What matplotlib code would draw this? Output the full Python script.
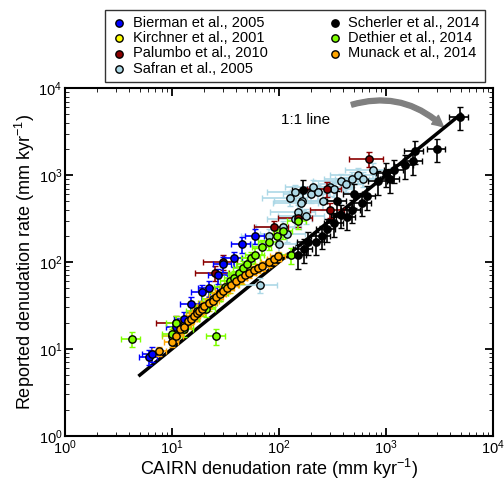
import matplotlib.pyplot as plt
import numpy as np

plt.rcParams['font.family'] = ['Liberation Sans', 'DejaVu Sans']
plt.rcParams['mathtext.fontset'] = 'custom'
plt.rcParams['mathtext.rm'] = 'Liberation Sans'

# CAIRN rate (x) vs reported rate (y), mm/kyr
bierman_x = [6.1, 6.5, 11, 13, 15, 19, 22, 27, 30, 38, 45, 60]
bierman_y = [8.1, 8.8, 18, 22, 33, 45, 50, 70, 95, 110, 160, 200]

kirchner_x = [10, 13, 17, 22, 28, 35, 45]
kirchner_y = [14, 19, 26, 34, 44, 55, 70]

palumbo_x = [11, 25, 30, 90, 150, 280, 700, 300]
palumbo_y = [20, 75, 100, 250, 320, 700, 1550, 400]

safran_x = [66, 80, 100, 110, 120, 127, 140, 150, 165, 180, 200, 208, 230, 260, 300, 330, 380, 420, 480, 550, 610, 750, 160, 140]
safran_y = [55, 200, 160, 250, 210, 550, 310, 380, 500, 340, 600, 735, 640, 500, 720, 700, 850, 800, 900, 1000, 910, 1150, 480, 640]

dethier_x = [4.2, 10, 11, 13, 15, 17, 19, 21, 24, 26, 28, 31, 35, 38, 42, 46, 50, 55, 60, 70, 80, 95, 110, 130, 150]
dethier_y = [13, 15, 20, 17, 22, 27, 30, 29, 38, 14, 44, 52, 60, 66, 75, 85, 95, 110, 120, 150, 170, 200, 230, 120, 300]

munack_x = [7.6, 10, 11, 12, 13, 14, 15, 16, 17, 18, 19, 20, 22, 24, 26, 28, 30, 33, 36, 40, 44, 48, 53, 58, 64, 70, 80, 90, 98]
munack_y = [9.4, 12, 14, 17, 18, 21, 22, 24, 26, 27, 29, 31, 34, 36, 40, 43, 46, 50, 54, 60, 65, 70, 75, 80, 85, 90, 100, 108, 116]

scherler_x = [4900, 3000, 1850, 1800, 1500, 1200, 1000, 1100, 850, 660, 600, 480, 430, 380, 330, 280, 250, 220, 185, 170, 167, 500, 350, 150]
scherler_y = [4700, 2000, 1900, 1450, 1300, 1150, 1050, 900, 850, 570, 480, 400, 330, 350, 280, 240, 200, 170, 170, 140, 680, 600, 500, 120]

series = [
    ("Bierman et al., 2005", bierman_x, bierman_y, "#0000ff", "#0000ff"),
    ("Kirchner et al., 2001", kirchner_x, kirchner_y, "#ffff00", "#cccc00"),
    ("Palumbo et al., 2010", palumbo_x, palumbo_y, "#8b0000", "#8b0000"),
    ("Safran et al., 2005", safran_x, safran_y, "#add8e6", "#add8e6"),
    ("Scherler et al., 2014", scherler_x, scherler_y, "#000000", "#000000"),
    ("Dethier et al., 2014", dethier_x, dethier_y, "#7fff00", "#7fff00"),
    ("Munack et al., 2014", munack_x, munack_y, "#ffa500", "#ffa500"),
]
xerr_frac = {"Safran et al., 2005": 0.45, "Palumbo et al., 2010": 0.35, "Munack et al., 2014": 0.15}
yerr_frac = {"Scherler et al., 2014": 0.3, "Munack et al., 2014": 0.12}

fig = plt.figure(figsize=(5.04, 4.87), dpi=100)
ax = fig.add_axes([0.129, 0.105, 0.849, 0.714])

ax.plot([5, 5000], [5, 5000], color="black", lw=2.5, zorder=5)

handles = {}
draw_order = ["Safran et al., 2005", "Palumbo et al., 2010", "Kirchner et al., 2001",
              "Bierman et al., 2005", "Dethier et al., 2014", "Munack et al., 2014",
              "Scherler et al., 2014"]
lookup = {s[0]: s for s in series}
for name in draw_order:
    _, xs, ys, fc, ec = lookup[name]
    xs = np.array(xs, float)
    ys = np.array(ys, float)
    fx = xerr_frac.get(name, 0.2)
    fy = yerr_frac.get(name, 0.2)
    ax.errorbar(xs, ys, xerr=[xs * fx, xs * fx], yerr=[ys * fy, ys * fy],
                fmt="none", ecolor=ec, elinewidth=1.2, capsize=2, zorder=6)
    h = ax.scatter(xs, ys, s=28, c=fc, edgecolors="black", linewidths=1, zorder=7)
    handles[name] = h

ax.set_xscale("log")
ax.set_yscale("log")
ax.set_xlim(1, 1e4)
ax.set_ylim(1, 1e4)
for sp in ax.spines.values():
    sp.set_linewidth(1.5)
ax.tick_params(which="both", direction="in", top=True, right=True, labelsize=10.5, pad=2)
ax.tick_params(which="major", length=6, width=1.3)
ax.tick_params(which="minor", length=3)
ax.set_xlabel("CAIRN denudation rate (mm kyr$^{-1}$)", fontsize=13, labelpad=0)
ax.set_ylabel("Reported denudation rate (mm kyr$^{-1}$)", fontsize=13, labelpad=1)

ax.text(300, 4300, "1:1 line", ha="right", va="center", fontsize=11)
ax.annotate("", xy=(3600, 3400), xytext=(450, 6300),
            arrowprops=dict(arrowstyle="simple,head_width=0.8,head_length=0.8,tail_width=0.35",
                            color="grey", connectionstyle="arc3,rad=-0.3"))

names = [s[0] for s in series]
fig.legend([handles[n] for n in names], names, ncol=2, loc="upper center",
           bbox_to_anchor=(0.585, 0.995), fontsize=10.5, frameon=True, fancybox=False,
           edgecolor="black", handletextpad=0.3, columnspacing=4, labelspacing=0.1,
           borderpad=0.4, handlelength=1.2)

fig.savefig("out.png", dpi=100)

**********

Directions: Everything from the top line of the data down to and including the line with "plt.rcParams['mathtext.rm'] = 'Liberation" is to be copied, except the pictures.

Result of this task:
What matplotlib code would draw this? Output the full Python script.
import matplotlib.pyplot as plt
import numpy as np

plt.rcParams['font.family'] = ['Liberation Sans', 'DejaVu Sans']
plt.rcParams['mathtext.fontset'] = 'custom'
plt.rcParams['mathtext.rm'] = 'Liberation Sans'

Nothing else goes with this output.